The paper is Rodney et al., “A gravitationally lensed supernova with an observable two-decade time delay,” Nature Astronomy 13 September 2021 (abstract / preprint).
Those untrained in physics are prone to think of a straight line as the shortest distance between two points. While it is not trivial to understand the preprint, my understanding from the news coverage, at least, is that the delayed image of the supernova results from a straight-line passage near the middle of the cluster. The light does not veer off at a small angle, but needs to go “down” into the gravity well of the cluster and back “up” out again.
If so, this gives us a powerful confirmation of the rubber-sheet models we’ve all seen, while appearing to collapse the myth of things falling into black holes. We can imagine that if more and more matter were added to the cluster of galaxies, the time delay for light to go “down” and “up” would become ever longer. At a certain point, where the object becomes a black hole, the light simply can never descend all the way “down”, let alone back “up” again – which is to say, it never reaches the event horizon, nor the earthly observer.
Now, it’s tempting to suppose the hole might receive the light because it falls in faster than it leaves — but it’s light! So a person standing on any almost-black-hole, no matter how accelerated his frame of reference, timing the speed of light up and down, would need to measure the same c value either way just as we do on Earth.
Changes in wavelength/frequency of ligt are effected by influences that would otherwise effect changes in apparent velocity. Falling into a gravity well or seen by an observer who is travelling against the direction of light, the light will be blueshifed; with opposite conditions it will be redshifted, while maintaining a constant velocity.

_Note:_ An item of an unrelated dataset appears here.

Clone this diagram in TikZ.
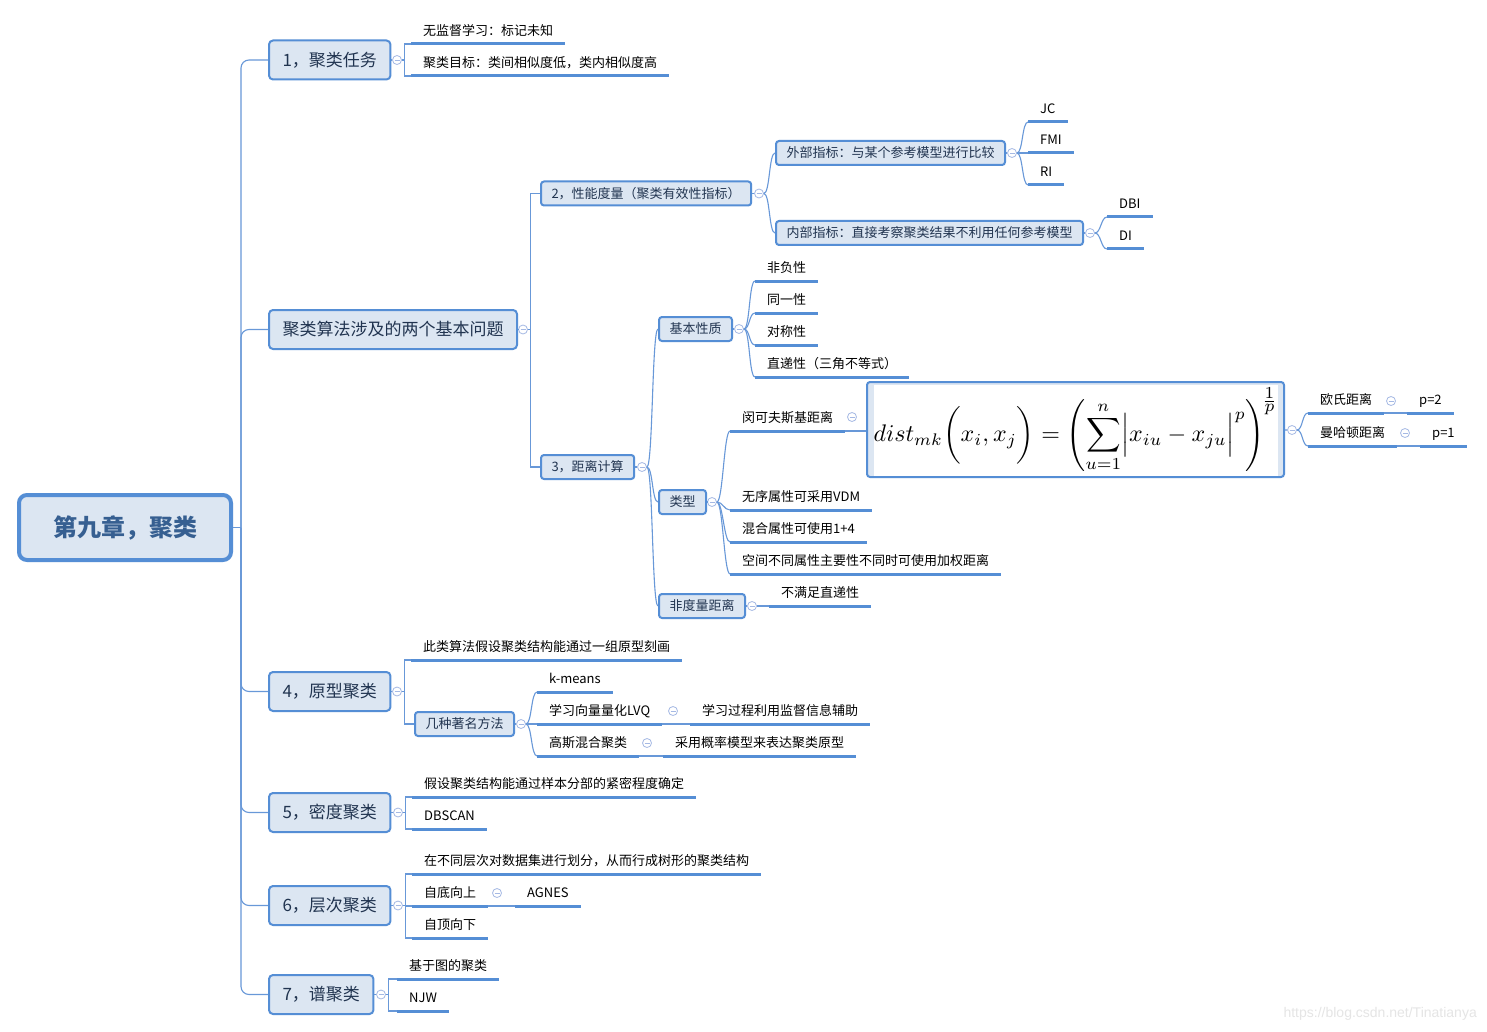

We have long since understood that what we see in space has taken time to reach us. It is easy to assume that the light from any object at a fixed distance has reached us after that distance in light years as time. So for an object 1 billion years distant, light has reached us after 1 billion years and therefore we are viewing an unfolding event 1 billion years ago.
But with gravitational lensing, this is no longer true, as the light from an object taking very different paths to our eye may now arrive at different times so that we see earlier events apparently contemporaneous with later events that took a shorter path. It it like looking at the universe not just through a Tudor window that distorts objects in space, but also in time. This opens up the possibility of looking for “replays” of events that were partly missed due to missing their start.
For light or anything travelling at lightspeed, travel is instantaneous. Having travelled billions of years, the instant it left a distant galaxy is the instant it reaches the Earth: what is seen happening in the distant galaxy is happening “now”.
Anything after that is in the future.
What? So of the sun stops shining, there is absolutely NO delay before it becomes dark on earth? The “8 minutes” is therefore a myth? Im no physicist, but that goes against everything I believe to be a fact in this world..
Robin speaks correctly, in that the time dilation of something moving the speed of light approaches infinity. From the light’s perspective, all of space and time is a mathematically flat disk it is piercing through in an instant, and but an instant more would take it “somewhere else”. I think this may be the same sort of singularity found at the event horizon of a black hole — a person falling in has only a short finite time to wait before reaching it, and then he would go “somewhere else”. If only the universe didn’t end in the meanwhile!
It may seem strange that the same “now” for the light could come at different times years apart, but we could achieve the same paradox with some mirrors.
If we had an “on-off” switch on earth to turn the sun on and off instantaneously, the sun being 8.3 light minutes away, the instant the switch was flipped to “off” and the instant the earth went dark would be perceived to be 8.3 x 2 = 16.6 minutes apart due to time dilation of the same instant by the spatial separation.